:: Information given ::
* Start *

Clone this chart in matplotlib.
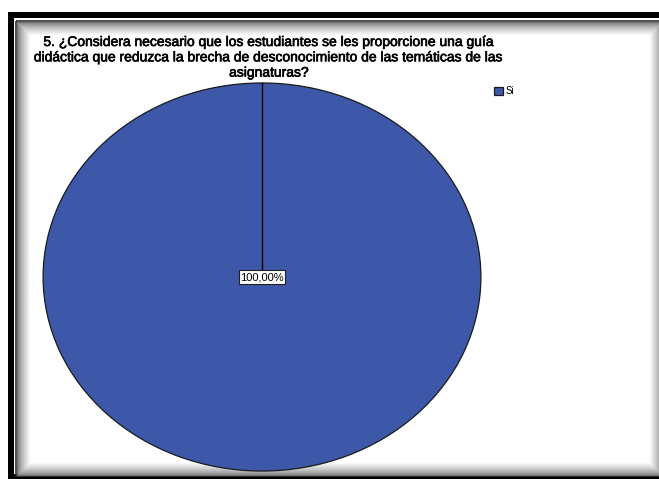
import matplotlib
matplotlib.use('Agg')
import matplotlib.pyplot as plt
import matplotlib.patheffects as pe
import numpy as np
from matplotlib.patches import Rectangle

# datos
categorias = ['Si']
porcentajes = [100.0]
etiquetas = ['100,00%']
titulo = ('5. ¿Considera necesario que los estudiantes se les proporcione una guía\n'
          'didáctica que reduzca la brecha de desconocimiento de las temáticas de las\n'
          'asignaturas?')
color_si = '#3D58A9'
angulo_inicio = 90

W, H = 659, 479
fig = plt.figure(figsize=(W / 100, H / 100), dpi=100)
fig.patch.set_facecolor('white')

# marco con sombra (coordenadas en pixeles)
bg = fig.add_axes([0, 0, 1, 1])
bg.set_xlim(0, W)
bg.set_ylim(H, 0)
bg.axis('off')
bg.add_patch(Rectangle((8, 12), W + 20, 467, facecolor='black', edgecolor='none'))
bg.add_patch(Rectangle((14, 18), W + 20, 456, facecolor='white', edgecolor='none'))
bg.add_patch(Rectangle((16, 20.5), W + 20, 455.5, facecolor='none', edgecolor='#303030', lw=1.2))
# sombra interior en degradado
for i in range(14):
    g = 0.45 + 0.55 * (i / 13) ** 0.7
    x0, y0 = 17 + i, 22 + i
    x1, y1 = W + 3 - i, 475 - i
    bg.add_patch(Rectangle((x0, y0), x1 - x0, y1 - y0, facecolor='none', edgecolor=(g, g, g), lw=0.8))
bg.add_patch(Rectangle((31, 36), (W + 3 - 14) - 31, (475 - 14) - 36, facecolor='white', edgecolor='none'))

t = fig.text(269 / W, 1 - 35 / H, titulo, ha='center', va='top', fontsize=10,
             family='Liberation Sans', linespacing=1.12, color='black')
t.set_path_effects([pe.Stroke(linewidth=0.45, foreground='black'), pe.Normal()])

# pastel (elipse)
ax = fig.add_axes([42 / W, (H - 472) / H, 440 / W, 390 / H])
wedges, _ = ax.pie(porcentajes, colors=[color_si], startangle=angulo_inicio, counterclock=False,
                   radius=1, wedgeprops=dict(edgecolor='#1a1a1a', linewidth=0.9))
# borde del sector (linea del centro al inicio)
a = np.deg2rad(angulo_inicio)
ax.plot([0, np.cos(a)], [0, np.sin(a)], color='black', lw=1.0)
ax.set_aspect('auto')
ax.set_xlim(-1.005, 1.005)
ax.set_ylim(-1.005, 1.005)
ax.text(0, 0, etiquetas[0], ha='center', va='center', fontsize=8, family='Liberation Sans',
        zorder=5,
        bbox=dict(boxstyle='square,pad=0.15', facecolor='white', edgecolor='#202020', linewidth=0.8))

# leyenda
leg = fig.legend(wedges, categorias, loc='upper left', bbox_to_anchor=(494 / W, 1 - 86 / H),
                 frameon=False, handlelength=0.9, handleheight=0.9,
                 handletextpad=0.25, borderaxespad=0, borderpad=0,
                 prop={'family': 'Liberation Sans', 'size': 7})

fig.savefig('out.png', dpi=100)
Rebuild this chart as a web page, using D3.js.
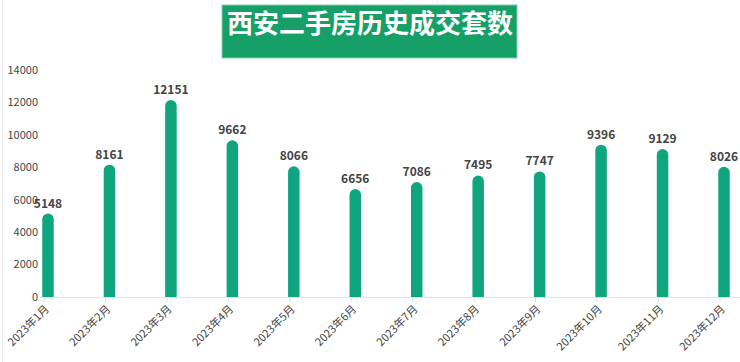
<!DOCTYPE html>
<html>
<head>
<meta charset="utf-8">
<script src="https://cdn.jsdelivr.net/npm/d3@7"></script>
<style>
body{margin:0;background:#fff;}
svg{display:block;font-family:"Noto Sans CJK SC","Noto Sans",sans-serif;}
</style>
</head>
<body>
<svg id="svg" width="740" height="362"></svg>
<script>
var months=["2023年1月","2023年2月","2023年3月","2023年4月","2023年5月","2023年6月","2023年7月","2023年8月","2023年9月","2023年10月","2023年11月","2023年12月"];
var deals=[5148,8161,12151,9662,8066,6656,7086,7495,7747,9396,9129,8026];
var yTicks=[0,2000,4000,6000,8000,10000,12000,14000];
var title="西安二手房历史成交套数";

var barColor="#0fa67f";
var svg=d3.select("#svg");

// band range picked so first/last bar centres land near 48 and 724
var x=d3.scaleBand().domain(months).range([42.25,729.75]).paddingInner(0.813).paddingOuter(0);
var y=d3.scaleLinear().domain([0,14000]).range([297,70]);

// faint left border
svg.append("line").attr("x1",2.5).attr("x2",2.5).attr("y1",0).attr("y2",362)
    .attr("stroke","#eeeeee")

// title box
svg.append("rect").attr("x",222).attr("y",5).attr("width",295).attr("height",53)
    .attr("fill","#16a068").attr("stroke","#7fd0a9").attr("stroke-width",1)
svg.append("text").attr("x",370).attr("y",33).attr("text-anchor","middle")
    .attr("fill","#fff").style("font-size","26px").style("font-weight","bold")
    .text(title)

// y axis labels
svg.append("g").selectAll("text").data(yTicks).enter().append("text")
    .attr("x",38).attr("y",d=>y(d)).attr("dy","0.35em")
    .attr("text-anchor","end").attr("fill","#444")
    .style("font-size","11px")
    .text(d=>d)

// x axis
var xAxis=svg.append("g").attr("transform","translate(0,"+y(0)+")")
    .call(d3.axisBottom(x).tickSize(5).tickSizeOuter(0))
xAxis.select(".domain").attr("stroke","#e4e4e4").attr("d","M40,0.5H740")
xAxis.selectAll(".tick line").attr("stroke","#dddddd").attr("transform","translate(-4,0)")
xAxis.selectAll(".tick text")
    .attr("fill","#444").style("font-size","11px").style("font-family","'Noto Sans CJK SC',sans-serif")
    .attr("text-anchor","end")
    .attr("transform","translate(-1,10) rotate(-45)")
    .attr("dy","0.35em").attr("y",0).attr("x",0)

// bars with rounded tops
var r=x.bandwidth()/2;
svg.append("g").selectAll("path").data(deals).enter().append("path")
    .attr("fill",barColor)
    .attr("d",(d,i)=>{
        var x0=x(months[i]), w=x.bandwidth(), top=y(d), base=y(0);
        return "M"+x0+","+base+"V"+(top+r)+"A"+r+","+r+" 0 0 1 "+(x0+w)+","+(top+r)+"V"+base+"Z";
    })

// value labels
svg.append("g").selectAll("text").data(deals).enter().append("text")
    .attr("x",(d,i)=>x(months[i])+x.bandwidth()/2)
    .attr("y",d=>y(d)-6)
    .attr("text-anchor","middle").attr("fill","#444")
    .style("font-size","12px").style("font-weight","bold")
    .text(d=>d)
</script>
</body>
</html>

* End *

Your task is to reproduce exactly the lines from the start of the data above through the line containing "fig.patch.set_facecolor('white')", leaving every picture out.

:: Written solution ::
Clone this chart in matplotlib.
import matplotlib
matplotlib.use('Agg')
import matplotlib.pyplot as plt
import matplotlib.patheffects as pe
import numpy as np
from matplotlib.patches import Rectangle

# datos
categorias = ['Si']
porcentajes = [100.0]
etiquetas = ['100,00%']
titulo = ('5. ¿Considera necesario que los estudiantes se les proporcione una guía\n'
          'didáctica que reduzca la brecha de desconocimiento de las temáticas de las\n'
          'asignaturas?')
color_si = '#3D58A9'
angulo_inicio = 90

W, H = 659, 479
fig = plt.figure(figsize=(W / 100, H / 100), dpi=100)
fig.patch.set_facecolor('white')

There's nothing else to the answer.